BEIJING/SHANGHAI -- The fast-tracked approval process for the Shanghai listing of a core unit of Taiwan's Hon Hai Precision Industry seems to be part of a Chinese effort to woo Taiwanese businesses and put economic pressure on the island's pro-independence government.
The China Securities Regulatory Commission is expected to greenlight an initial public offering for Foxconn Industrial Internet just a month after its application was submitted, setting up a debut as soon as April. It typically takes one or two years for applications to work their way through the pipeline.
Foxconn Industrial is seen raising 27.3 billion yuan ($4.3 billion) through the IPO. The purpose of the listing is "to expand our presence in the China market and attract local talents to enhance our global competitiveness," Hon Hai said in a statement.
The assembler of Apple's iPhones logged 354.5 billion yuan in sales for the year ended December -- around one-third of the total for Hon Hai, the world's largest contract electronics manufacturer.

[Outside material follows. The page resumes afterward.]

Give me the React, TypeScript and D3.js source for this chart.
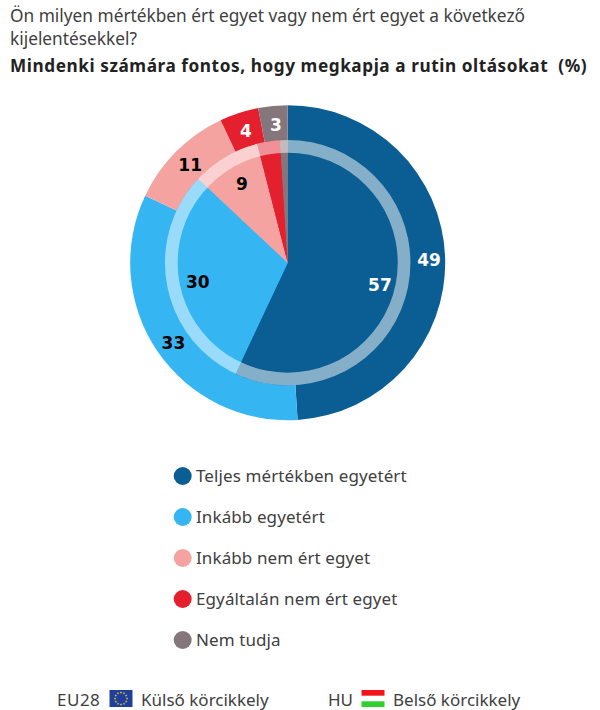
import * as d3 from "d3";

const categories = ["Teljes mértékben egyetért", "Inkább egyetért", "Inkább nem ért egyet", "Egyáltalán nem ért egyet", "Nem tudja"];
const colors = ["#0b5e93", "#35b6f2", "#f4a3a0", "#e4202f", "#85767c"];
const labelColors = ["#fff", "#000", "#000", "#fff", "#fff"];
const outerValues = [49, 33, 11, 4, 3]; // EU28
const innerValues = [57, 30, 9, 3, 1]; // HU
const hiddenInnerLabels = [3, 4]; // too thin, no label in the original
const questionLines = ["Ön milyen mértékben ért egyet vagy nem ért egyet a következő", "kijelentésekkel?"];
const subtitle = "Mindenki számára fontos, hogy megkapja a rutin oltásokat  (%)";

const width = 600;
const height = 710;
const cx = 287.7;
const cy = 262.7;
const rOuter = 157.5;
const rInner = 122.7;
const rRingIn = 110;
const font = "'Noto Sans', sans-serif";
const labelFont = "'DejaVu Sans', sans-serif";

const pie = d3.pie<number>().sort(null);
const arc = d3.arc<d3.PieArcDatum<number>>();

function Slices({ values, r, labelR, hidden = [] }: { values: number[]; r: number; labelR: number; hidden?: number[] }) {
  const arcs = pie(values);
  return (
    <>
      {arcs.map((d, i) => (
        <path key={i} d={arc({ ...d, innerRadius: 0, outerRadius: r } as any) as string} fill={colors[i]} />
      ))}
      {arcs.map((d, i) => {
        if (hidden.includes(i)) return null;
        const [x, y] = arc.centroid({ ...d, innerRadius: labelR, outerRadius: labelR } as any);
        return (
          <text key={i} x={x + 1.5} y={y} dy="0.45em" textAnchor="middle" fontFamily={labelFont} fontWeight={700} fontSize={17} fill={labelColors[i]}>
            {d.value}
          </text>
        );
      })}
    </>
  );
}

// circle of yellow stars on the EU flag
const stars = d3.range(12).map((i) => (i * 2 * Math.PI) / 12);
const starPath = d3.symbol(d3.symbolStar, 2.2)() as string;

export default function App() {
  const ring = d3.arc()({ innerRadius: rRingIn, outerRadius: rInner, startAngle: 0, endAngle: 2 * Math.PI }) as string;
  return (
    <svg width={width} height={height} viewBox={`0 0 ${width} ${height}`} style={{ position: "absolute", left: 0, top: 0, display: "block", background: "#fff" }}>
      {questionLines.map((t, i) => (
        <text key={i} x={10} y={22 + i * 23} fontFamily={font} fontSize={17.3} fill="#404040">
          {t}
        </text>
      ))}
      <text x={10} y={71.5} fontFamily={font} fontWeight={700} fontSize={17.2} letterSpacing={0.57} fill="#222" xmlSpace="preserve">
        {subtitle}
      </text>

      <g transform={`translate(${cx},${cy})`}>
        <Slices values={outerValues} r={rOuter} labelR={140} />
        <Slices values={innerValues} r={rInner} labelR={93} hidden={hiddenInnerLabels} />
        <path d={ring} fill="#fff" fillOpacity={0.5} />
      </g>

      {categories.map((c, i) => (
        <g key={c} transform={`translate(0,${476 + i * 41})`}>
          <circle cx={182.7} cy={0} r={9} fill={colors[i]} />
          <text x={196} y={0} dy="0.36em" fontFamily={font} fontSize={17} letterSpacing={0.1} fill="#404040">
            {c}
          </text>
        </g>
      ))}

      <g fontFamily={font} fontSize={17} fill="#404040">
        <text x={57} y={706} letterSpacing={0.5}>EU28</text>
        <rect x={109.5} y={690} width={23} height={17} fill="#1f3f9c" />
        {stars.map((a, i) => (
          <path key={i} d={starPath} fill="#e3c62a" transform={`translate(${121 + 6 * Math.sin(a)},${698.5 - 6 * Math.cos(a)})`} />
        ))}
        <text x={141} y={706}>Külső körcikkely</text>

        <text x={328} y={706}>HU</text>
        <rect x={361.5} y={690} width={23} height={5.7} fill="#f4141c" />
        <rect x={361.5} y={701.3} width={23} height={5.7} fill="#2fd02f" />
        <text x={393} y={706}>Belső körcikkely</text>
      </g>
    </svg>
  );
}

"We'll encourage Taiwanese companies to list," Zhang Zhijun, director of the Taiwan Affairs Office of China's State Council, said late last year. "We also want to help them seize business opportunities" on the mainland, he added.
Premier Li Keqiang struck a similarly welcoming note for Taiwanese businesses and talent in the government work report he delivered Monday at the start of the annual National People's Congress. Beijing will "ensure that over time, people from Taiwan come to enjoy the same treatment as mainlanders when they pursue study, do business, work or live on the mainland," he said.
"As fellow Chinese living on both sides of the Taiwan Strait, we share a bond of kinship," he continued. "As long as we go with the tide of history and work together for our nation's greater good, we will together create the future -- a beautiful future of national rejuvenation."
Mainland China and Hong Kong account for about 40% of Taiwan's exports, which in turn make up roughly 70% of its gross domestic product. Some, including in the Taiwanese government, suspect that Beijing seeks to hollow out Taiwan's industry by luring leading companies across the strait, increasing the self-ruled island's dependence on the mainland and pushing it toward unification.
Beijing seems to be going all out with this strategy. The Taiwan Affairs Office released late last month a list of 31 incentives for Taiwanese businesses and individuals, including lower tax rates for some technology companies and permission to participate in public works projects and government procurement. The package aims to put Taiwanese enterprises on the same footing as those based on the mainland.
Li also declared in the work report that China "will never tolerate any separatist schemes or activities for 'Taiwan independence'" -- a warning to President Tsai Ing-wen and her independence-leaning Democratic Progressive Party government.
Beijing has since last fall stepped up military drills around the island, over which it claims sovereignty. It is also working to peel away support from countries that recognize Taiwan as an independent nation, which have dwindled to about 20.
A survey published by Taiwan's CommonWealth Magazine in January showed just over 10% of respondents approving of unification, owing partly to deep-rooted suspicion of Beijing's social control and restrictions on freedom of speech. A growing number of young Taiwan residents see themselves as Taiwanese rather than Chinese.
But economic issues are likely to loom large in the future of cross-strait relations. Taiwan is in a tough economic position, with young people dissatisfied with low wages and businesses facing stiffer competition from mainland rivals. The government plans to set up a task force to stem brain drain.